The New York State Education Department is governed by the New York Board of Regents, which oversees education and professional certification in every field.

The Regents have recently come to rely on a small group called the Regents Research Fellows to develop policy and curriculum. This group is privately funded.

Reporter James M. Odato at the Albany Times-Union described this shadow operation:

Odato writes:

A team of two dozen well-paid analysts embedded in the State Education Department is having a dramatic impact on a reform agenda that’s causing controversy throughout New York.

None are public servants.

Supported with $19 million in donations from some of the nation’s wealthiest philanthropists, the Regents Research Fund team makes up a little-known think tank within the education agency. It is helping drive reforms that affect the state’s 3.1 million public school students and employees of almost 700 school districts.

The three-year-old operation, which now comprises 27 full-time staffers and a half-time intern, is unique in public education systems nationwide.

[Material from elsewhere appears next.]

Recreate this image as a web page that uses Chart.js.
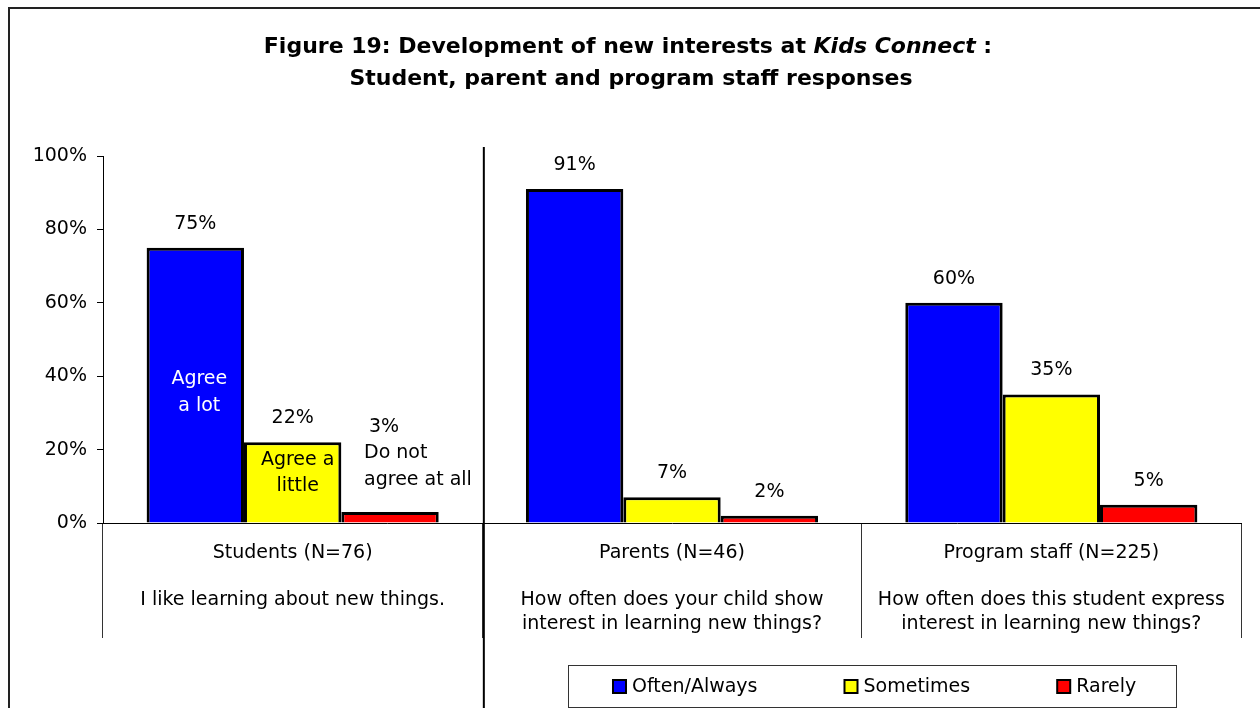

The group is an institute charged with helping the state Board of Regents and Education Commissioner John B. King Jr. find ways to improve student performance and ensure graduates are ready for college or careers.

Barely heard of outside education circles and a mystery even within them, the “Regent fellows” are paid from entities such as the Gates Foundation and some salaries approach $200,000 a year. The arrangement is stirring concern in some quarters that deep-pocketed pedagogues are forcing their reform philosophies on an unwitting populace, and making an end run around government officers.

“We’re a public education system,” said Carol Burris, principal of South Side High School in Long Island’s Rockville Centre. “Having the wealthy pay for it, you’re seeing an agenda that is being pushed … at a rapid pace, and outside the system of public accountability.”

Their responsibilities are extensive:

The fellows have been involved in mapping teacher and principal evaluations, redoing student exams and working through the state’s implementation of the Common Core standards — reforms that have moved with a speed that many parents and teachers across the state have protested as hasty and harsh.

Assemblywoman Catherine Nolan, D-Queens, chairwoman of the chamber’s Education Committee (which appoints the Regents), said she can’t explain what the RRF does. “I don’t know anything about it,” Nolan said.

Dennis Tompkins, King’s communications director, said the fellows offer unique skills and expertise. “They’re like rock stars,” he said, adding that without their help “we would be struggling.”

Burris, named the 2013 Principal of the year by the state School Administrators Association and the National Association of Secondary School Principals, calls the fellows agents of destructive policies. She and other question who they are serving — the Board of Regents, or the wealthy patricians who pay the fellows’ salaries.

Some educators have complained:

Many administrators say the fellows don’t listen to comments from the field, and act as de facto representatives of the state agency. “It is unsettling to watch the dismantling of public education by inexperienced employees hired from a special fund,” said Katie Zahedi, a middle school principal in Red Hook. “The fellows have taken the work out of the hands of appropriately hired, official NYSED employees and are acting as policy entrepreneurs.”

The Fellows are well compensated, with salaries near $200,000 each.

This is how it was reported when it began.

So many questions: In what way is this group transparent and accountable? Is it ethical to turn major public policy issues over to a group that operates outside the purview of government?